When products disappear from the market with no substitutes from the same manufacturer, they may have been replaced by cheaper or better products from a different manufacturer. Official measurements typically approximate price changes from such creative destruction using price changes for products that were not replaced. This can lead to overstating inflation and, in turn, understating economic growth. A recent estimate suggests that around 0.6 percentage point of growth is missed per year. The bias has not increased over time, however, so it does not explain the slowdown in productivity growth.

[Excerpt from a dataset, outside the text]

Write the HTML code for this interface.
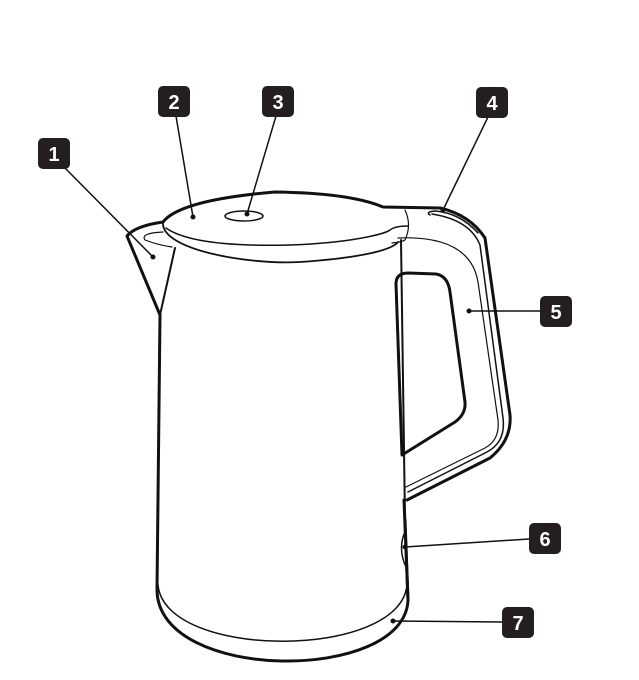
<!DOCTYPE html>
<html><head><style>
html,body{margin:0;padding:0;background:#fff;}
svg{display:block;}
text{font-family:"Liberation Sans",sans-serif;font-weight:bold;font-size:20px;fill:#fff;text-anchor:middle;}
</style></head><body>
<svg width="639" height="680" viewBox="0 0 639 680" xmlns="http://www.w3.org/2000/svg">
<g fill="none" stroke="#111" stroke-linecap="round" stroke-linejoin="round">
<path d="M160 315 L157 590 C158 683 405 683 408 600 L404 500" stroke-width="3"/>
<path d="M401 240 L405 520" stroke-width="2"/>
<path d="M405 520 L408 600" stroke-width="3"/>
<path d="M158 585 C165 660 400 660 407 585" stroke-width="1.5"/>
<path d="M405 532 Q398 547 405 565" stroke-width="1.5"/>
<path d="M163 222 Q135 226 127 236 L160 315" stroke-width="3"/>
<path d="M175 248 L160 315" stroke-width="2"/>
<path d="M163 232 Q140 233 145 240 Q158 245 172 247" stroke-width="1.2"/>
<path d="M163 222 Q180 200 275 192 Q350 193 383 207 L440 208" stroke-width="3"/>
<path d="M163 222 C160 250 250 265 300 262 C360 258 392 250 398 242" stroke-width="1.8"/>
<path d="M166 228 C190 245 250 246 290 245 C350 243 385 234 390 230 Q395 226 408 226" stroke-width="1.5"/>
<path d="M405 210 Q412 225 405 240 Q402 242 392 243" stroke-width="1.2"/>
<ellipse cx="244" cy="216" rx="19" ry="5" stroke-width="1.5"/>
<path d="M440 208 Q470 215 485 238 L510 415 Q512 440 490 458 L407 500" stroke-width="3"/>
<path d="M432 214 Q470 220 480 245 L503 418 Q506 442 487 452 L408 492" stroke-width="1.5"/>
<path d="M430 215 Q425 212 435 211 Q460 213 478 233" stroke-width="1.5"/>
<path d="M398 238 Q470 235 478 282 L498 420 Q500 440 485 448 L406 487" stroke-width="1.2"/>
<path d="M396 284 Q396 273 408 273 L436 274 Q448 276 450 292 L465 402 Q466 414 455 422 L402 455 Z" stroke-width="3"/>
<g stroke-width="1.5">
<path d="M65 168 L153 257"/><path d="M176 116 L193 217"/><path d="M276 116 L247 214"/>
<path d="M488 117 L443 210"/><path d="M540 311 L469 311"/><path d="M529 539 L405 547"/><path d="M502 622 L393 621"/>
</g>
</g>
<g fill="#111">
<circle cx="153" cy="257" r="2.5"/><circle cx="193" cy="217" r="2.5"/><circle cx="247" cy="214" r="2.5"/>
<circle cx="443" cy="210" r="2.5"/><circle cx="469" cy="311" r="2.5"/><circle cx="405" cy="547" r="2.5"/><circle cx="393" cy="621" r="2.5"/>
</g>
<g fill="#231f20">
<rect x="38" y="138" width="32" height="31" rx="5"/>
<rect x="158" y="86" width="32" height="31" rx="5"/>
<rect x="262" y="86" width="32" height="31" rx="5"/>
<rect x="476" y="87" width="32" height="31" rx="5"/>
<rect x="540" y="296" width="32" height="31" rx="5"/>
<rect x="529" y="523" width="32" height="31" rx="5"/>
<rect x="502" y="607" width="32" height="31" rx="5"/>
</g>
<text x="54" y="161">1</text><text x="174" y="109">2</text><text x="278" y="109">3</text>
<text x="492" y="110">4</text><text x="556" y="319">5</text><text x="545" y="546">6</text><text x="518" y="630">7</text>
</svg>
</body></html>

A gloomy view of the economy suggests that the measured slowdown in U.S. productivity growth since 2004 reflects a true slowdown in innovation and productivity gains. From 1995 to 2004 businesses boosted the average growth rate to nearly 3.75 percentage points annually by adopting information technology (IT) to make their operations more efficient (Byrne, Fernald, and Reinsdorf 2017). Since then, measured productivity growth has slowed to around 1.75 percentage points per year. Perhaps it has become more difficult to achieve the same rapid rate of improvement as in the past. But has productivity growth truly slowed down?

To answer this question, one needs to keep in mind that measured productivity growth is designed to capture growth in market activities. Thus, it may not fully capture the growth in people’s economic welfare because it misses out on important dimensions such as increasing lifespans and rising home production. So, even if the measurement is correct, a slowdown in measured productivity growth does not necessarily reflect a slowdown in welfare growth. For example, many recent IT innovations involve nonmarket activities such as time spent on social media and time saved from shopping online. Although these areas may improve welfare, they have not historically been covered by productivity measurements, so ignoring them cannot directly contribute to any growing understatement of market-sector growth.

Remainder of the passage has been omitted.